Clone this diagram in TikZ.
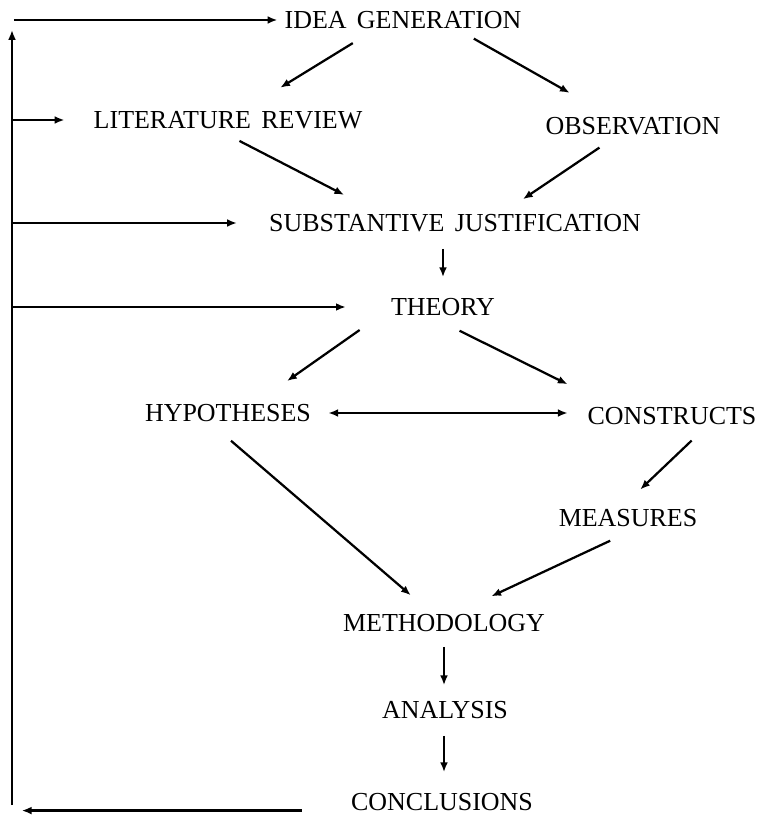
\documentclass[tikz,border=0pt]{standalone}
\usepackage{fontspec}
\setmainfont[WordSpace=1.6]{Liberation Serif}
\usetikzlibrary{arrows.meta}

\begin{document}
\begin{tikzpicture}[
		x=0.018cm, y=-0.018cm,
		stage/.style={font=\fontsize{13.3}{15}\selectfont, inner sep=2pt, text height=8.8pt, text depth=0pt},
		flow/.style={-{Latex[length=5pt, width=4pt]}, line width=1.15pt},
		both/.style={{Latex[length=5pt, width=4pt]}-{Latex[length=5pt, width=4pt]}, line width=1.15pt}
		]
		\useasboundingbox (0,0) rectangle (766,817);
		
		% Stages of the research process
		\node[stage] (idea) at (403,20) {IDEA GENERATION};
		\node[stage] (lit) at (228,120) {LITERATURE REVIEW};
		\node[stage] (obs) at (633,126) {OBSERVATION};
		\node[stage] (subst) at (455,223) {SUBSTANTIVE JUSTIFICATION};
		\node[stage] (theory) at (443,307) {THEORY};
		\node[stage] (hypo) at (228,413) {HYPOTHESES};
		\node[stage] (cons) at (672,416) {CONSTRUCTS};
		\node[stage] (meas) at (628,518) {MEASURES};
		\node[stage] (meth) at (444,623) {METHODOLOGY};
		\node[stage] (anal) at (445,710) {ANALYSIS};
		\node[stage] (concl) at (442,802) {CONCLUSIONS};
		
		% Forward arrows
		\draw[flow, shorten <=10pt, shorten >=19pt] (idea.-159) -- (lit.32);
		\draw[flow, shorten <=6pt, shorten >=21pt] (idea.-12) -- (obs.155);
		\draw[flow, shorten <=9pt, shorten >=17pt] (lit.-108) -- (subst.171);
		\draw[flow, shorten <=8pt, shorten >=10pt] (obs.-148) -- (subst.14);
		\draw[flow, shorten <=6.7pt, shorten >=8.7pt] (theory.north |- subst.south) -- (theory.north);
		\draw[flow, shorten <=17pt, shorten >=17pt] (theory.-176) -- (hypo.22);
		\draw[flow, shorten <=12.6pt, shorten >=21.8pt] (theory.-113) -- (cons.169);
		\draw[both, shorten <=6.7pt, shorten >=8pt] (hypo.east) -- (hypo.east -| cons.west);
		\draw[flow, shorten <=11.7pt, shorten >=11.7pt] (hypo.-138) -- (meth.141);
		\draw[flow, shorten <=8.7pt, shorten >=11.6pt] (cons.-22) -- (meas.108);
		\draw[flow, shorten <=11.9pt, shorten >=16.7pt] (meas.-76) -- (meth.36);
		\draw[flow, shorten <=5.6pt, shorten >=6.1pt] (meth.south) -- (meth.south |- anal.north);
		\draw[flow, shorten <=6.7pt, shorten >=8.7pt] (meth.south |- anal.south) -- (meth.south |- concl.north);
		
		% Feedback loop
		\coordinate (loopbot) at (12,805);
		\coordinate (looptop) at (12,30);
		\draw[flow, shorten <=23pt, shorten >=5pt] (concl.base west) -- (concl.base west -| loopbot);
		\draw[flow] (loopbot) -- (looptop);
		\draw[flow, shorten <=1pt, shorten >=1.5pt] (idea.west -| loopbot) -- (idea.west);
		\draw[flow, shorten >=12.8pt] (lit.west -| loopbot) -- (lit.west);
		\draw[flow, shorten >=14.3pt] (subst.west -| loopbot) -- (subst.west);
		\draw[flow, shorten >=21pt] (theory.west -| loopbot) -- (theory.west);
		
	\end{tikzpicture}
\end{document}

Problem statement: Without the pictures, please reproduce each line of the listing above exactly, from the first one through the line bearing "(concl) at (442,802)".

Final answer:
Clone this diagram in TikZ.
\documentclass[tikz,border=0pt]{standalone}
\usepackage{fontspec}
\setmainfont[WordSpace=1.6]{Liberation Serif}
\usetikzlibrary{arrows.meta}

\begin{document}
\begin{tikzpicture}[
		x=0.018cm, y=-0.018cm,
		stage/.style={font=\fontsize{13.3}{15}\selectfont, inner sep=2pt, text height=8.8pt, text depth=0pt},
		flow/.style={-{Latex[length=5pt, width=4pt]}, line width=1.15pt},
		both/.style={{Latex[length=5pt, width=4pt]}-{Latex[length=5pt, width=4pt]}, line width=1.15pt}
		]
		\useasboundingbox (0,0) rectangle (766,817);
		
		% Stages of the research process
		\node[stage] (idea) at (403,20) {IDEA GENERATION};
		\node[stage] (lit) at (228,120) {LITERATURE REVIEW};
		\node[stage] (obs) at (633,126) {OBSERVATION};
		\node[stage] (subst) at (455,223) {SUBSTANTIVE JUSTIFICATION};
		\node[stage] (theory) at (443,307) {THEORY};
		\node[stage] (hypo) at (228,413) {HYPOTHESES};
		\node[stage] (cons) at (672,416) {CONSTRUCTS};
		\node[stage] (meas) at (628,518) {MEASURES};
		\node[stage] (meth) at (444,623) {METHODOLOGY};
		\node[stage] (anal) at (445,710) {ANALYSIS};
		\node[stage] (concl) at (442,802) {CONCLUSIONS};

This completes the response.